President Talks "Homegrown Energy"
Visit to wind turbine factory promotes clean energy
By the year 2035, 80 per cent of the electricity used in the United States should be generated from clean energy sources, said President Barack Obama in a speech on Wednesday. President Obama visited the Gamesa Wind Turbine factory in Fairless Hills, Pennsylvania to talk about an alternative energy policy he unveiled last week. Obama hopes to cut back U.S. dependence on foreign oil imports and regain America's leadership as an innovator of technology.
"I love visiting places where people are actually making stuff, because that's what America is about," Obama told Gamesa employees and their families. "Everybody here, you are helping to build towers that are going to stand 400 feet in the air and generate enough electricity to power 600 homes."
The importance of reducing U.S. dependence on foreign oil has become more apparent to U.S. consumers recently. Civil unrest in oil producing countries in the Middle East has caused a sharp increase in gasoline prices, hitting the pocketbook of every American. That increase is also driving up the price of food.
Obama said he wants to double the amount of energy that comes from clean sources, like wind turbines or solar panels.
"We'll become more energy independent," he said. "And we'll spark innovation and entrepreneurship across America. We will be more likely to win the global competition for new jobs and new industries."

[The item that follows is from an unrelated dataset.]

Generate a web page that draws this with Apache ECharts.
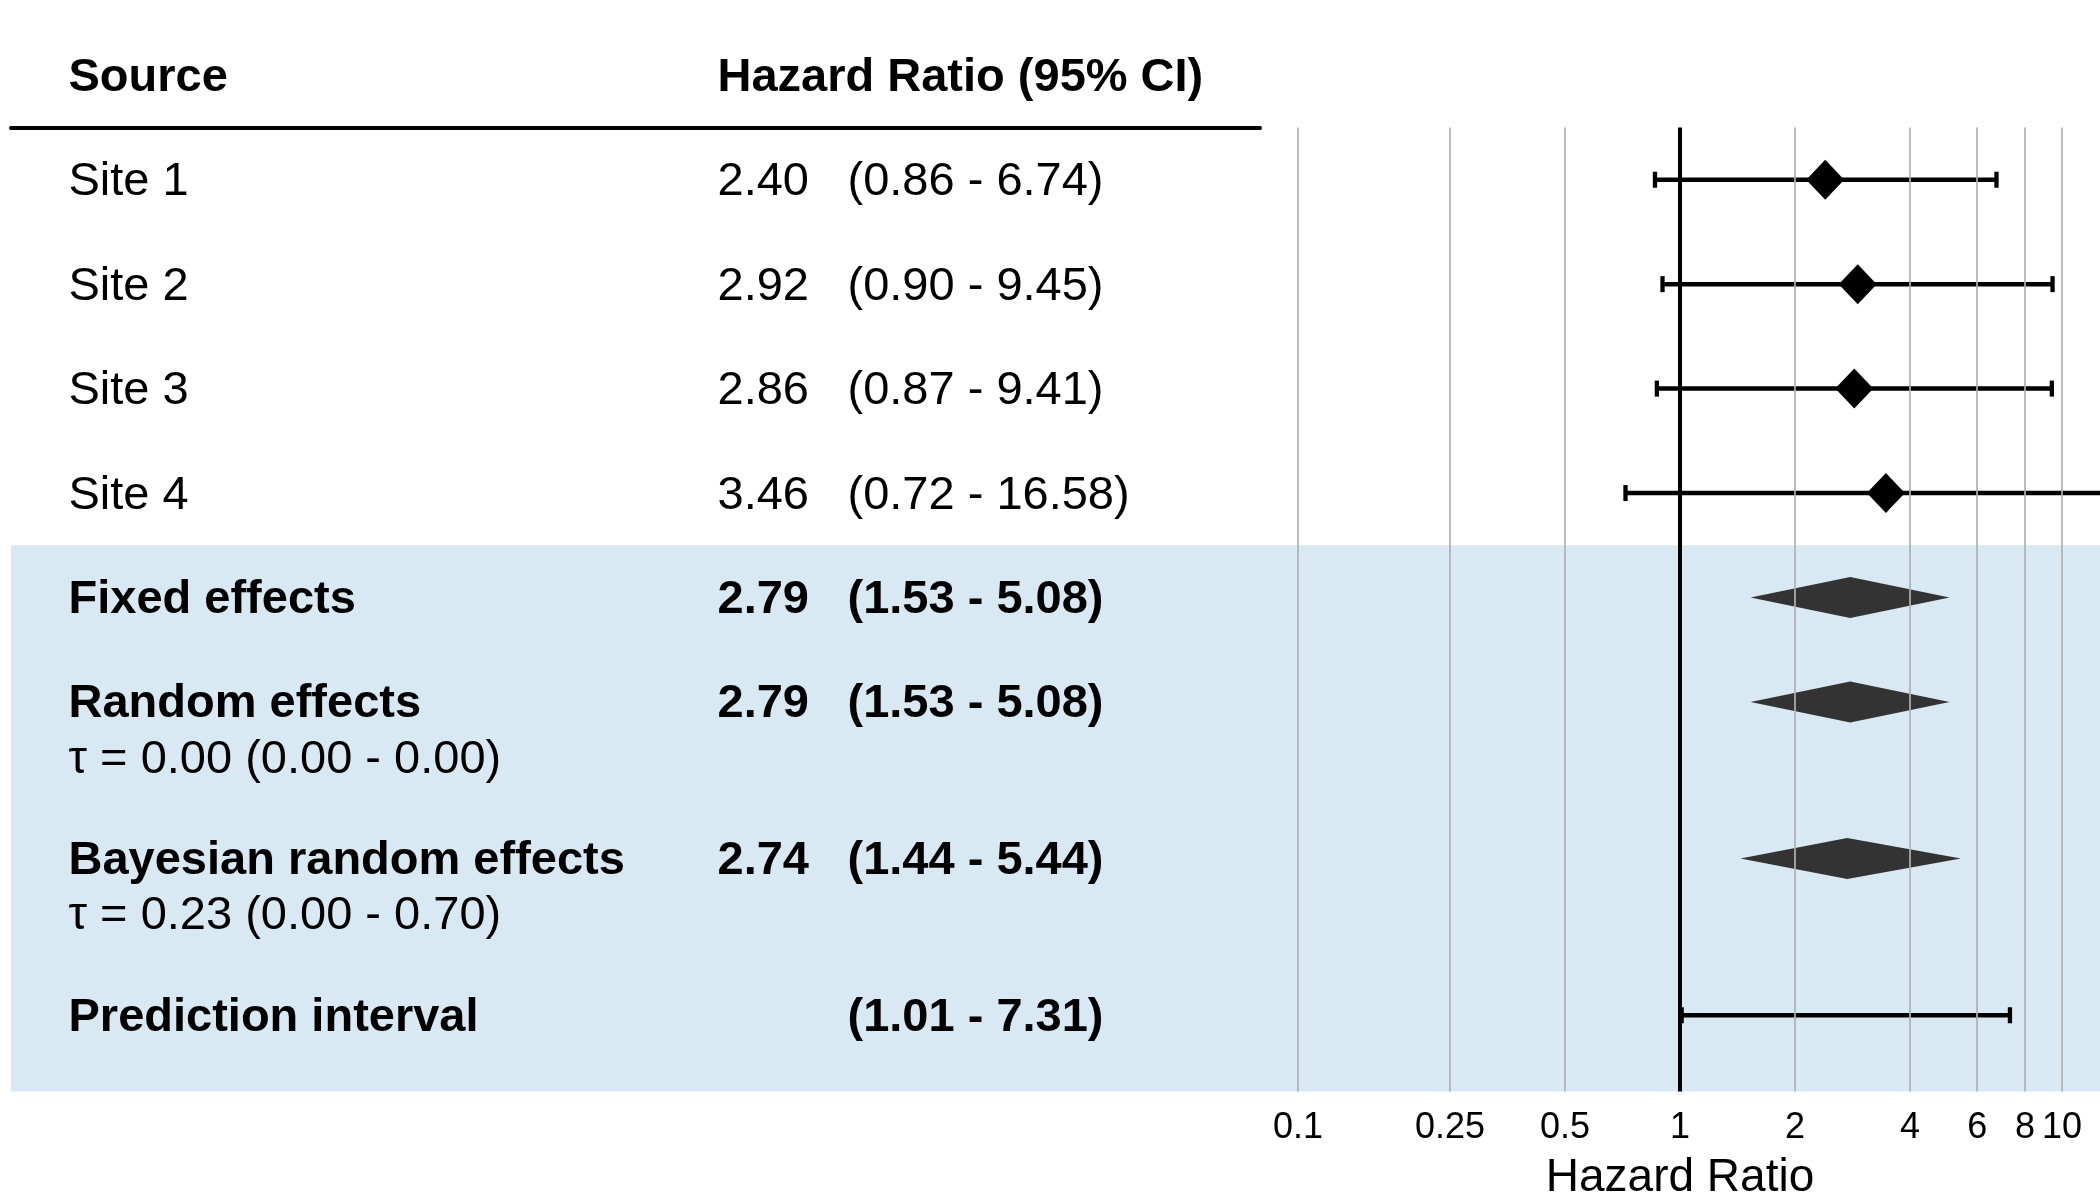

Most members of the audience seemed to agree with Obama's take on alternative energy.
"We've been using alternative energy since we were pioneers," said David Buschmann, a former steel worker who now produces wind turbines. "We used to have windmills that would pump water. Doing that more effectively and doing it on a large scale [to produce electricity], I think, is a great idea."
President Obama chose Gamesa as the site for his speech on alternative energy because the company is a pioneer in the wind turbine industry. Gamesa is built on the site of a former U. S. steel factory, which was closed when America lost most of its steel business to foreign competitors.
"I think that what you do here is a glimpse of the future," the President said. "And it's a future where America is less dependent on foreign oil, more reliant on clean energy produced by workers like you…What we want to do is promote all kinds of homegrown energy. That's what's going to help us secure our energy future."